Exercise instructions:
Copy every line that holds "chart".

Information provided:
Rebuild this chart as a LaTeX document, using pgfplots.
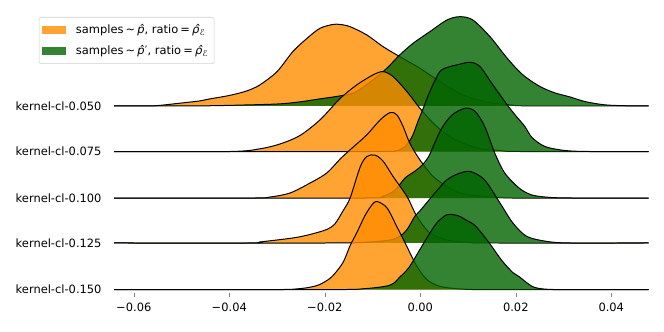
\documentclass[border=0pt]{standalone}
\usepackage{fontspec}
\setmainfont{DejaVu Sans}
\usepackage{pgfplots}
\pgfplotsset{compat=1.18}
\definecolor{dorange}{RGB}{255,140,0}
\definecolor{dgreen}{RGB}{0,100,0}
\pgfplotsset{
  ridgeO/.style={smooth, tension=0.5, draw=black, line width=0.75pt, fill=dorange, fill opacity=0.8, no markers, forget plot},
  ridgeG/.style={smooth, tension=0.5, draw=black, line width=0.75pt, fill=dgreen, fill opacity=0.8, no markers, forget plot},
}
\newcommand{\lsp}{\hspace{1.6pt}}
\begin{document}
\begin{tikzpicture}
\begin{axis}[
  scale only axis, width=401.25pt, height=219.75pt,
  xmin=-0.0641, xmax=0.0478, ymin=-3, ymax=290,
  clip=false,
  axis line style={draw=none},
  scaled x ticks=false,
  xtick={-0.06,-0.04,-0.02,0,0.02,0.04},
  xticklabels={−0.06,−0.04,−0.02,0.00,0.02,0.04},
  xtick pos=bottom, tick align=outside, major tick length=3pt,
  ytick={0,46.7,91.7,138.3,184},
  yticklabels={kernel-cl-0.150,kernel-cl-0.125,kernel-cl-0.100,kernel-cl-0.075,kernel-cl-0.050},
  ytick style={draw=none},
  tick label style={font=\fontsize{8.6}{10}\selectfont},
  xticklabel style={yshift=-1pt},
  yticklabel style={xshift=-3pt},
  legend cell align=left,
  legend image code/.code={\fill[sharp corners,#1,draw=none] (0pt,-3pt) rectangle (18pt,3pt); \path (23pt,0pt);},
  legend style={at={(axis cs:-0.0799,273)}, anchor=north west, draw=black!18, rounded corners=1.5pt,
    font=\fontsize{8.6}{10}\selectfont, row sep=3pt, inner xsep=2.5pt, inner ysep=3.5pt,
    column sep=0pt},
]
% row 1: kernel-cl-0.050 (offset 184)
\addplot[ridgeO] table {
x y
-0.0641 184
-0.0566 184
-0.0545 184.5
-0.0503 186.7
-0.0461 189
-0.0440 191
-0.0399 194.5
-0.0363 199
-0.0336 205
-0.0300 218.3
-0.0267 238.3
-0.0237 251.7
-0.0210 261.7
-0.0183 265.5
-0.0168 265.5
-0.0147 263.3
-0.0112 255
-0.0078 243.3
-0.0043 233.3
-0.0001 221.7
0.0041 208.3
0.0089 195
0.0140 187.7
0.0188 185
0.0230 184
0.0478 184
};
\addplot[ridgeG] table {
x y
-0.0641 184
-0.0461 184
-0.0357 185
-0.0294 186
-0.0252 188
-0.0210 191
-0.0168 194
-0.0137 197.5
-0.0099 210
-0.0070 221.7
-0.0043 235
-0.0015 246.7
0.0020 258.3
0.0056 270
0.0083 273.3
0.0110 270
0.0146 253.3
0.0182 231.7
0.0215 215
0.0251 203.3
0.0282 197
0.0313 193
0.0345 188.3
0.0387 185
0.0439 184
0.0478 184
};
% row 2: kernel-cl-0.075 (offset 138.3)
\addplot[ridgeO] table {
x y
-0.0641 138.3
-0.0399 138.3
-0.0336 141
-0.0294 145.8
-0.0252 154.3
-0.0210 170
-0.0168 191.3
-0.0133 205
-0.0099 215
-0.0078 218.3
-0.0057 213.3
-0.0028 198.3
-0.0001 181.7
0.0027 166.7
0.0056 155
0.0089 146.7
0.0125 141.3
0.0167 139.3
0.0209 138.3
0.0478 138.3
};
\addplot[ridgeG] table {
x y
-0.0641 138.3
-0.0106 138.3
-0.0053 138.8
-0.0032 143.3
-0.0017 153.3
-0.0005 168.3
0.0006 181.3
0.0020 198.3
0.0041 218.3
0.0062 223.3
0.0077 225
0.0104 227.7
0.0125 223.3
0.0152 205
0.0182 185
0.0198 175.3
0.0219 163.3
0.0234 152.3
0.0261 143.3
0.0303 139.3
0.0355 138.3
0.0478 138.3
};
% row 3: kernel-cl-0.100 (offset 91.7)
\addplot[ridgeO] table {
x y
-0.0641 91.7
-0.0357 91.7
-0.0315 92.7
-0.0273 96.7
-0.0231 106.7
-0.0196 116.7
-0.0168 130.7
-0.0147 140
-0.0112 155
-0.0084 170
-0.0063 177.3
-0.0049 175
-0.0036 163.3
-0.0022 146.7
-0.0001 130
0.0027 113.3
0.0056 103.3
0.0083 96.7
0.0125 93.7
0.0167 92.2
0.0209 91.7
0.0478 91.7
};
\addplot[ridgeG] table {
x y
-0.0641 91.7
-0.0126 91.7
-0.0078 93.7
-0.0053 99.7
-0.0032 111.7
-0.0011 118.7
0.0004 124.7
0.0018 133.7
0.0031 147.7
0.0045 161.7
0.0066 174.7
0.0094 181.7
0.0115 178.3
0.0135 163.3
0.0156 136.7
0.0177 116.7
0.0207 101.7
0.0234 94.7
0.0276 92.2
0.0334 91.7
0.0478 91.7
};
% row 4: kernel-cl-0.125 (offset 46.7)
\addplot[ridgeO] table {
x y
-0.0641 46.7
-0.0357 46.7
-0.0336 47.7
-0.0267 51.7
-0.0231 55.2
-0.0196 60.2
-0.0179 65.7
-0.0162 78.7
-0.0147 91.7
-0.0126 122.7
-0.0112 133.3
-0.0095 134.7
-0.0078 128.7
-0.0057 113.3
-0.0028 93.3
-0.0007 73.3
0.0020 56.7
0.0056 49.7
0.0104 47.2
0.0146 46.7
0.0478 46.7
};
\addplot[ridgeG] table {
x y
-0.0641 46.7
-0.0189 46.7
-0.0106 47.7
-0.0063 49.7
-0.0043 53.3
-0.0028 60
-0.0011 73.7
-0.0001 78.7
0.0027 94.7
0.0056 110
0.0083 116.7
0.0104 118.3
0.0125 113.7
0.0140 106.7
0.0167 86.7
0.0194 66.7
0.0223 53.3
0.0265 48.3
0.0313 46.7
0.0478 46.7
};
% row 5: kernel-cl-0.150 (offset 0)
\addplot[ridgeO] table {
x y
-0.0641 0
-0.0315 0
-0.0252 1
-0.0217 4
-0.0196 9
-0.0183 14
-0.0162 27
-0.0147 44
-0.0133 57
-0.0116 74
-0.0101 85
-0.0091 88.3
-0.0070 82
-0.0049 63
-0.0028 43
-0.0007 23.3
0.0014 10
0.0041 3.3
0.0083 0.7
0.0146 0
0.0478 0
};
\addplot[ridgeG] table {
x y
-0.0641 0
-0.0189 0
-0.0116 1
-0.0074 3.3
-0.0057 6
-0.0043 12.5
-0.0024 22
-0.0001 40
0.0018 55
0.0035 67
0.0056 75
0.0079 74
0.0098 69
0.0115 64
0.0144 47
0.0171 29
0.0194 17
0.0207 13
0.0234 3.3
0.0261 0.5
0.0313 0
0.0478 0
};
\addlegendimage{fill=dorange, fill opacity=0.8}
\addlegendentry{samples\lsp∼\lsp\textit{p̂}, ratio\lsp=\lsp\textit{ρ̂}\textsubscript{\textit{ℰ}}}
\addlegendimage{fill=dgreen, fill opacity=0.8}
\addlegendentry{samples\lsp∼\lsp\textit{p̂}′, ratio\lsp=\lsp\textit{ρ̂}\textsubscript{\textit{ℰ}}}
\coordinate (bl) at (axis cs:-0.08802,-42);
\coordinate (tr) at (axis cs:0.05104,290);
\end{axis}
\pgfresetboundingbox
\useasboundingbox (bl) rectangle (tr);
\end{tikzpicture}
\end{document}
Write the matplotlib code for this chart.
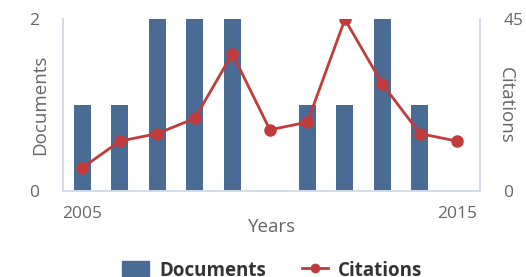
import matplotlib
matplotlib.use("Agg")
import matplotlib.pyplot as plt
from matplotlib.lines import Line2D
from matplotlib.patches import Patch

plt.rcParams["font.family"] = ["Open Sans", "DejaVu Sans"]

years = [2005, 2006, 2007, 2008, 2009, 2010, 2011, 2012, 2013, 2014, 2015]
documents = [1, 1, 2, 2, 2, 0, 1, 1, 2, 1, 0]
citations = [6, 13, 15, 19, 36, 16, 18, 45, 28, 15, 13]

bar_color = "#4a6b93"
line_color = "#c23b3c"
axis_color = "#d3dcea"
text_color = "#666666"

fig = plt.figure(figsize=(5.26, 2.77), dpi=100)
ax = fig.add_axes([0.12, 0.3116, 0.7925, 0.6184])
ax.bar(years, documents, width=0.45, color=bar_color, zorder=2)
ax.set_xlim(2004.49, 2015.6)
ax.set_ylim(0, 2)
ax.set_yticks([0, 2])
ax.set_xticks([2005, 2015])
ax.spines["top"].set_visible(False)
for s in ["left", "bottom", "right"]:
    ax.spines[s].set_color(axis_color)
    ax.spines[s].set_linewidth(1.2)
ax.tick_params(axis="both", length=0, colors=text_color, labelsize=12.5)
ax.tick_params(axis="y", pad=17)
ax.tick_params(axis="x", pad=11)
ax.set_ylabel("Documents", color=text_color, fontsize=13.5, va="center")
ax.yaxis.set_label_coords(-0.055, 0.5)
ax.set_xlabel("Years", color=text_color, fontsize=13.5, labelpad=-3)

ax2 = ax.twinx()
ax2.plot(years, citations, color=line_color, linewidth=2, marker="o",
         markersize=8, zorder=3)
ax2.set_ylim(0, 45)
ax2.set_yticks([0, 45])
ax2.spines["top"].set_visible(False)
for s in ["left", "bottom", "right"]:
    ax2.spines[s].set_color(axis_color)
    ax2.spines[s].set_linewidth(1.2)
ax2.tick_params(axis="y", length=0, colors=text_color, labelsize=12.5, pad=17)
ax2.set_ylabel("Citations", color=text_color, fontsize=13.5, rotation=270,
               va="center")
ax2.yaxis.set_label_coords(1.063, 0.5)

handles = [Patch(color=bar_color, label="Documents"),
           Line2D([0], [0], color=line_color, lw=2, marker="o", markersize=6,
                  label="Citations")]
leg = fig.legend(handles=handles, loc="center", bbox_to_anchor=(0.518, 0.022),
                 ncol=2, frameon=False, prop={"weight": "bold", "size": 13.5},
                 handlelength=1.4, handleheight=1.15, columnspacing=1.9,
                 handletextpad=0.55)
for t in leg.get_texts():
    t.set_color("#333333")

fig.savefig("out.png", dpi=100)
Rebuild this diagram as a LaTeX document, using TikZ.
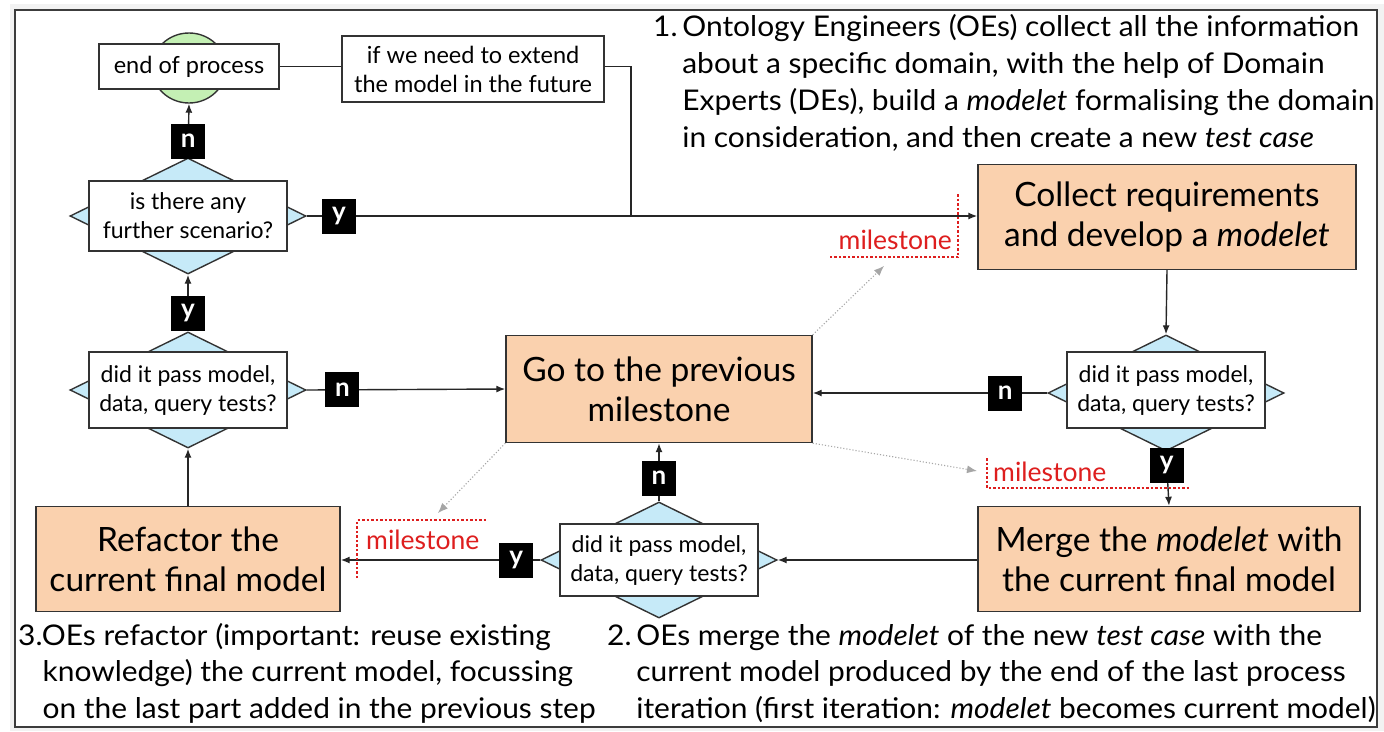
\documentclass[tikz,border=0pt]{standalone}
\usepackage{fontspec}
\setmainfont{Lato}
\newfontfamily\widefont[FakeStretch=1.05]{Lato}
\newfontfamily\topfont[FakeStretch=1.05]{Lato}
\usetikzlibrary{shapes.geometric,arrows.meta}
\definecolor{peach}{RGB}{250,209,174}
\definecolor{lblue}{RGB}{198,234,248}
\definecolor{lgreen}{RGB}{196,240,180}
\definecolor{msred}{RGB}{222,30,30}
\definecolor{frame}{RGB}{60,60,60}
\tikzset{
  every node/.style={font=\fontsize{23.5}{29}\selectfont},
  procbox/.style={draw=black!80, line width=1.4pt, fill=peach, minimum width=#1, minimum height=105pt, align=center, inner sep=2pt, font=\fontsize{33.5}{40}\selectfont},
  qbox/.style={draw=black!80, line width=1.4pt, fill=white, align=center, minimum width=198pt, inner sep=3pt, font=\fontsize{23}{29}\selectfont},
  dia/.style={diamond, draw=black!80, line width=1.4pt, fill=lblue, minimum width=236pt, minimum height=116pt, inner sep=0pt},
  lab/.style={fill=black, text=white, font=\fontsize{26}{26}\selectfont\bfseries, minimum width=34pt, minimum height=35pt, inner sep=0pt},
  conn/.style={line width=1.4pt, draw=black!85, -{Latex[length=9pt,width=7pt]}},
  plain/.style={line width=1.4pt, draw=black!85},
  grey/.style={draw=gray!70, line width=1.1pt, dotted, -{Latex[length=10pt,width=8pt]}},
  ms/.style={text=msred, font=\fontsize{26.5}{26.5}\selectfont, inner sep=0pt},
  msline/.style={draw=msred, line width=1.2pt, dash pattern=on 2.5pt off 2pt},
  para/.style={align=left, anchor=base west, inner sep=0pt, font=\widefont\fontsize{28.5}{36.5}\selectfont},
  tpara/.style={align=left, anchor=base west, inner sep=0pt, font=\topfont\fontsize{28.5}{37}\selectfont},
}
\begin{document}
\begin{tikzpicture}[x=1pt,y=-1pt]
\useasboundingbox (0,0) rectangle (1384,731);
\fill[white] (0,0) rectangle (1384,731);
\fill[black!5] (10,4) rectangle (1384,731);
\draw[frame, line width=1.5pt, fill=white] (15,10) rectangle (1377,727);

% end of process
\node[ellipse, draw=black!80, line width=1.4pt, fill=lgreen, minimum width=74pt, minimum height=70pt, inner sep=0pt] (endc) at (189,68) {};
\node[draw=black!80, line width=1.4pt, fill=white, minimum width=180pt, minimum height=45pt, inner sep=2pt] (endp) at (189,66.5) {end of process};
\node[draw=black!80, line width=1.4pt, fill=white, minimum width=262pt, minimum height=66pt, align=center, inner sep=3pt] (ext) at (473,69) {if we need to extend\\the model in the future};
\coordinate (join) at (631,216);

% diamonds
\node[dia] (d1) at (188,216) {};
\node[qbox, minimum height=70pt] (q1) at (188,216) {is there any\\further scenario?};
\node[dia] (d2) at (188,390) {};
\node[qbox, minimum height=76pt] (q2) at (188,390) {did it pass model,\\data, query tests?};
\node[dia] (d3) at (1166,393) {};
\node[qbox, minimum height=76pt] (q3) at (1166,390) {did it pass model,\\data, query tests?};
\node[dia] (d4) at (659,560) {};
\node[qbox, minimum height=72pt] (q4) at (659,560) {did it pass model,\\data, query tests?};

% process boxes
\node[procbox=378pt] (coll) at (1167,217) {Collect requirements\\and develop a \textit{modelet}};
\node[procbox=306pt, minimum height=107pt] (go) at (659,389) {Go to the previous\\milestone};
\node[procbox=382pt] (merge) at (1169,559) {Merge the \textit{modelet} with\\the current final model};
\node[procbox=304pt] (ref) at (188,559) {Refactor the\\current final model};

% connectors
\draw[plain] (endp.east) -- (ext.west |- endp.east);
\draw[plain] (ext.east |- endp.east) -- (join |- endp.east) -- (join);
\draw[conn] (d1.north) -- node[lab, pos=0.3]{n} (endc.south);
\draw[conn] (d1.east) -- node[lab, pos=0.048]{y} (d1.east -| coll.west);
\draw[conn] (d2.north) -- node[lab, pos=0.32]{y} (d1.south);
\draw[conn] (d2.east) -- node[lab, pos=0.18]{n} (go.west);
\draw[conn] (coll.south) -- (d3.north);
\draw[conn] (d3.west) -- node[lab, pos=0.18]{n} (d3.west -| go.east);
\draw[conn] (d3.south) -- node[lab, pos=0.25]{y} (merge.north);
\draw[conn] (merge.west |- d4.east) -- (d4.east);
\draw[conn] (d4.north) -- node[lab, pos=0.4]{n} (go.south);
\draw[conn] (d4.west) -- node[lab, pos=0.12]{y} (d4.west -| ref.east);
\draw[conn] (ref.north) -- (d2.south);

% milestones
\node[ms, anchor=base east] (m1) at (952,249) {milestone};
\draw[msline] (958,194) -- (958,257) -- (830,257);
\node[ms, anchor=base west] (m2) at (993,481) {milestone};
\draw[msline] (987,458) -- (987,488) -- (1190,488);
\node[ms, anchor=base west] (m3) at (366,549) {milestone};
\draw[msline] (357,578) -- (357,520) -- (487,520);

\draw[grey] (go.north east) -- (884,266);
\draw[grey] (go.south east) -- (977,471);
\draw[grey] (go.south west) -- (438,513);

% texts (anchored at the baseline of the last line)
\node[tpara] (t1) at (653,147) {1.\,Ontology Engineers (OEs) collect all the information\\
\phantom{1.\,}about a specific domain, with the help of Domain\\
\phantom{1.\,}Experts (DEs), build a \textit{modelet} formalising the domain\\
\phantom{1.\,}in consideration, and then create a new \textit{test case}};
\node[para] (t3) at (18,718) {3.OEs refactor (important: reuse existing\\
\phantom{3.}knowledge) the current model, focussing\\
\phantom{3.}on the last part added in the previous step};
\node[para] (t2) at (607,718) {2.\,OEs merge the \textit{modelet} of the new \textit{test case} with the\\
\phantom{2.\,}current model produced by the end of the last process\\
\phantom{2.\,}iteration (first iteration: \textit{modelet} becomes current model)};
\end{tikzpicture}
\end{document}
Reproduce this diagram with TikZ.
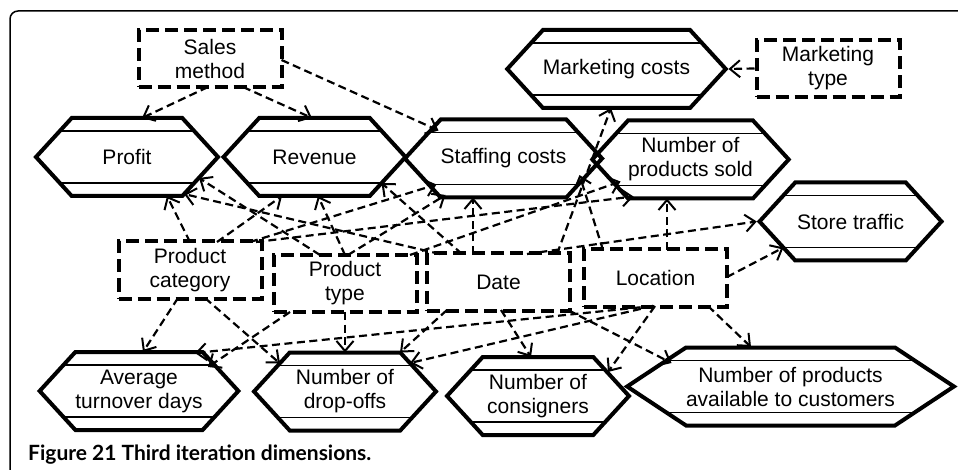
\documentclass[tikz,border=0pt]{standalone}
\usepackage{fontspec}
\setmainfont{Liberation Sans}
\newfontfamily\figfont{Lato}
\usetikzlibrary{shapes.symbols,arrows.meta,calc}

\tikzset{
  dim/.style={draw, line width=4pt, dash pattern=on 13pt off 6pt,
    minimum width=143pt, minimum height=57pt, inner sep=0pt, align=center,
    font=\fontsize{21}{24}\selectfont},
  fact/.style={shape=signal, signal to=west and east, signal pointer angle=95,
    draw, line width=4pt, minimum width=182pt, minimum height=78pt,
    inner sep=0pt, align=center, font=\fontsize{21}{24}\selectfont,
    path picture={
      \draw[line width=1.2pt] ([yshift=-13pt]path picture bounding box.north west) -- ([yshift=-13pt]path picture bounding box.north east);
      \draw[line width=1.2pt] ([yshift=13pt]path picture bounding box.south west) -- ([yshift=13pt]path picture bounding box.south east);
    }},
  link/.style={-{Straight Barb[length=10pt,width=17pt,line width=2pt]}, line width=2.2pt,
    dash pattern=on 8pt off 4.5pt},
}

\begin{document}
\begin{tikzpicture}[x=1pt,y=-1pt]
                \useasboundingbox (0,0) rectangle (958,470);
                %% frame
                \draw[line width=1.5pt, rounded corners=8pt] (958,11) -- (10,11) -- (10,470);

                %% measures
                \node[fact] (profit)   at (127,157)   {Profit};
                \node[fact] (revenue)  at (314.5,157) {Revenue};
                \node[fact] (staff)    at (503.5,158.5) {Staffing costs};
                \node[fact] (mcost)    at (616.5,69)  {Marketing costs};
                \node[fact] (sold)     at (690.5,159.5) {Number of\\products sold};
                \node[fact] (traffic)  at (850.5,221.5) {Store traffic};
                \node[fact] (turnover) at (139,391)   {Average\\turnover days};
                \node[fact] (dropoff)  at (345,391.5) {Number of\\drop-offs};
                \node[fact] (consign)  at (538,396)   {Number of\\consigners};
                \node[fact, minimum width=309pt, signal pointer angle=67] (avail) at (790.5,386.5) {Number of products\\available to customers};

                %% dimensions
                \node[dim] (sales) at (210,58.5)   {Sales\\method};
                \node[dim] (mtype) at (828,68.5)   {Marketing\\type};
                \node[dim] (pcat)  at (190,270)    {Product\\category};
                \node[dim] (ptype) at (345,283.5)  {Product\\type};
                \node[dim] (date)  at (498.5,282)  {Date};
                \node[dim] (loc)   at (655.5,278)  {Location};

                %Sales method
                \draw[link] ($(sales)+(-2,28.5)$) -- ($(profit)+(15,-39)$);
                \draw[link] ($(sales)+(33,28.5)$) -- ($(revenue)+(-2.5,-39)$);
                \draw[link] ($(sales)+(71.5,1.5)$) -- ($(staff)+(-65,-28)$);

                %Marketing type
                \draw[link] (mtype.west) -- (mcost.east);

                %Product category
                \draw[link] ($(pcat)+(0,-28)$) -- ($(profit)+(40,39)$);
                \draw[link] ($(pcat)+(27,-28)$) -- ($(revenue)+(-32.5,39)$);
                \draw[link] ($(pcat)+(60,-28)$) -- ($(staff)+(-67,26)$);
                \draw[link] ($(pcat)+(66,-28)$) -- ($(sold)+(-57,37)$);
                \draw[link] ($(pcat)+(-12,28)$) -- ($(turnover)+(4,-39)$);
                \draw[link] ($(pcat)+(15,28)$) -- ($(dropoff)+(-65,-28)$);

                %Product type
                \draw[link] ($(ptype)+(-25,-28.5)$) -- ($(profit)+(72,21)$);
                \draw[link] ($(ptype)+(0,-28.5)$) -- ($(revenue)+(3.5,39)$);
                \draw[link] ($(ptype)+(3,-28.5)$) -- ($(staff)+(-58,36.5)$);
                \draw[link] ($(ptype)+(65,-28.5)$) -- ($(sold)+(-70,22)$);
                \draw[link] ($(ptype)+(-55,28.5)$) -- ($(turnover)+(69,-24)$);
                \draw[link] ($(ptype)+(0,28.5)$) -- ($(dropoff)+(0,-39)$);

                %Date
                \draw[link] ($(date)+(-58.5,-28)$) -- ($(profit)+(57,37)$);
                \draw[link] ($(date)+(-36.5,-28)$) -- ($(revenue)+(67,26)$);
                \draw[link] ($(date)+(-25.5,-28)$) -- ($(staff)+(-30.5,39)$);
                \draw[link] ($(date)+(58.5,-28)$) -- ($(mcost)+(-5.5,39)$);
                \draw[link] ($(date)+(28.5,-28)$) -- (traffic.west);
                \draw[link] ($(date)+(-51.5,28)$) -- ($(dropoff)+(55,-39)$);
                \draw[link] ($(date)+(2.5,28)$) -- ($(consign)+(-7,-39)$);
                \draw[link] ($(date)+(69.5,28)$) -- ($(avail)+(-119,-23.5)$);

                %Location
                \draw[link] ($(loc)+(-52.5,-28)$) -- ($(staff)+(76,16.5)$);
                \draw[link] ($(loc)+(11.5,-28)$) -- ($(sold)+(-23.5,39)$);
                \draw[link] ($(loc)+(71.5,-1)$) -- ($(traffic)+(-67,26)$);
                \draw[link] ($(loc)+(-2.5,28)$) -- ($(turnover)+(56,-38)$);
                \draw[link] ($(loc)+(-2.5,28)$) -- ($(dropoff)+(65,-28.5)$);
                \draw[link] ($(loc)+(-0.5,28)$) -- ($(consign)+(70,-24)$);
                \draw[link] ($(loc)+(52.5,28)$) -- ($(avail)+(-39.5,-39.5)$);

                %% caption
                \node[anchor=base west, inner sep=0pt, font=\figfont\bfseries\fontsize{21}{24}\selectfont] (caption) at (28,460) {Figure 21 Third iteration dimensions.};

            \end{tikzpicture}
\end{document}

Solution to this exercise:
Rebuild this chart as a LaTeX document, using pgfplots.
Write the matplotlib code for this chart.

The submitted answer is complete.